Movie Review: Teacher Shortage (2020)

January 30, 2020

Written by DanXIII

Daniel XIII; the result of an arcane ritual involving a King Diamond album, a box of Count Chocula, and a copy of Swank magazine, is a screenwriter, director, producer, actor, artist, and reviewer of fright flicks…Who hates ya baby?

Ten years ago, a bullied student kills herself in the school bathroom with a lil’ jagged glass to the throat routine…

Fast forward a decade, and at said institution, that alliterative muv-fuck Sue Steel (Debra Lamb) is throwing her annual shindig for her peers in Ye Olde English Department at her pad. Things are a bit strained at the soiree for sure… but shit is going to be a tad more tense right quick, as a maniac has crashed the party, and that right bastard is lugging around a yearbook from ten years previous!

The main thing Teacher Shortage has going for it is writer/director Troy Escamilla’s love of ’80s slasher flicks (which also provides us with a negative as well, but we’ll get to that shit in due time boils n’ ghouls)… my dude digs on the genre the most, and it shows… it also gives the film a great deal of heart, which goes a loooong way with yours cruelly.

In other words, this is a stalk n’ slay affair exactly as you would expect it, and that adherence to the rules of the genre make the entire affair a nice slice of slasher flick comfort food.

Adding to this creepy cornucopia are appearances from horror biz legends Brinke Stevens and the aforementioned Lamb, as well as the dynamic duo of my fav modern scream queens Kaylee Williams and Mel Heflin, a neo-giallo aesthetic (including some effective use of gel lights to heighten some sequences to surreal levels), and some solid gore.

One element of this fright flick that really deserves some praise is the rather kick-ass score by Guthrie Lowe.
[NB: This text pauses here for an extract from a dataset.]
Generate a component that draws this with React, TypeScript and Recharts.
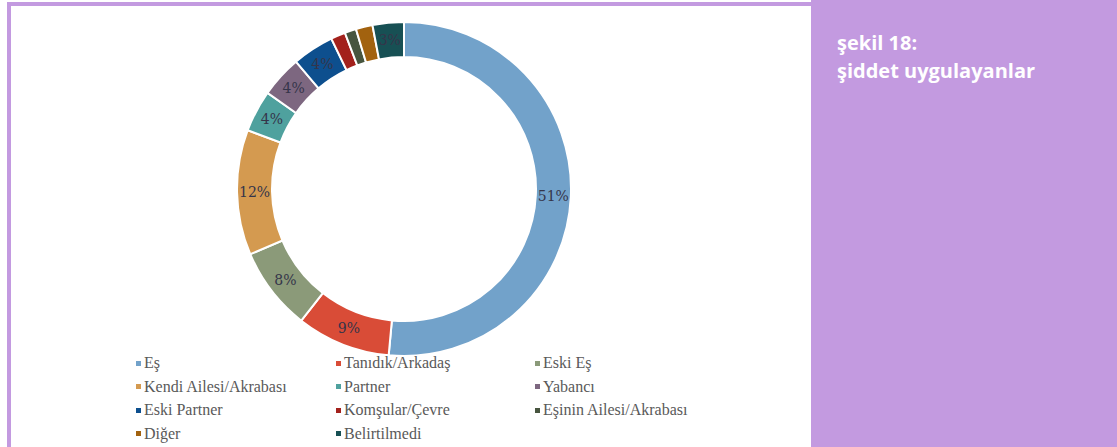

This monstrous music has elements of Goblin and The Howling-era Pino Donaggio, along with it’s own vibe that perfectly accentuates the giallo/slasher mash-up elements.
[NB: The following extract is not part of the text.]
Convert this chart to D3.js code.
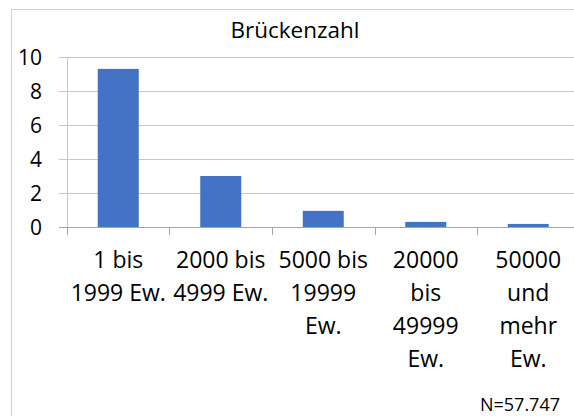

As for that negative mentioned up yonder… well this is definitely more a love letter to the stalk n’ slay genre rather than a reinvention, so if you are looking for some exciting new take on the material, you’d best set your eerie eyeballs elsewhere.

Bottom line, if you love ’80s slashers (and I’d wager you do), then give Teacher Shortage a wicked whirl; it’s well acted and crafted and is a whole mess of retro ghoulish goodness!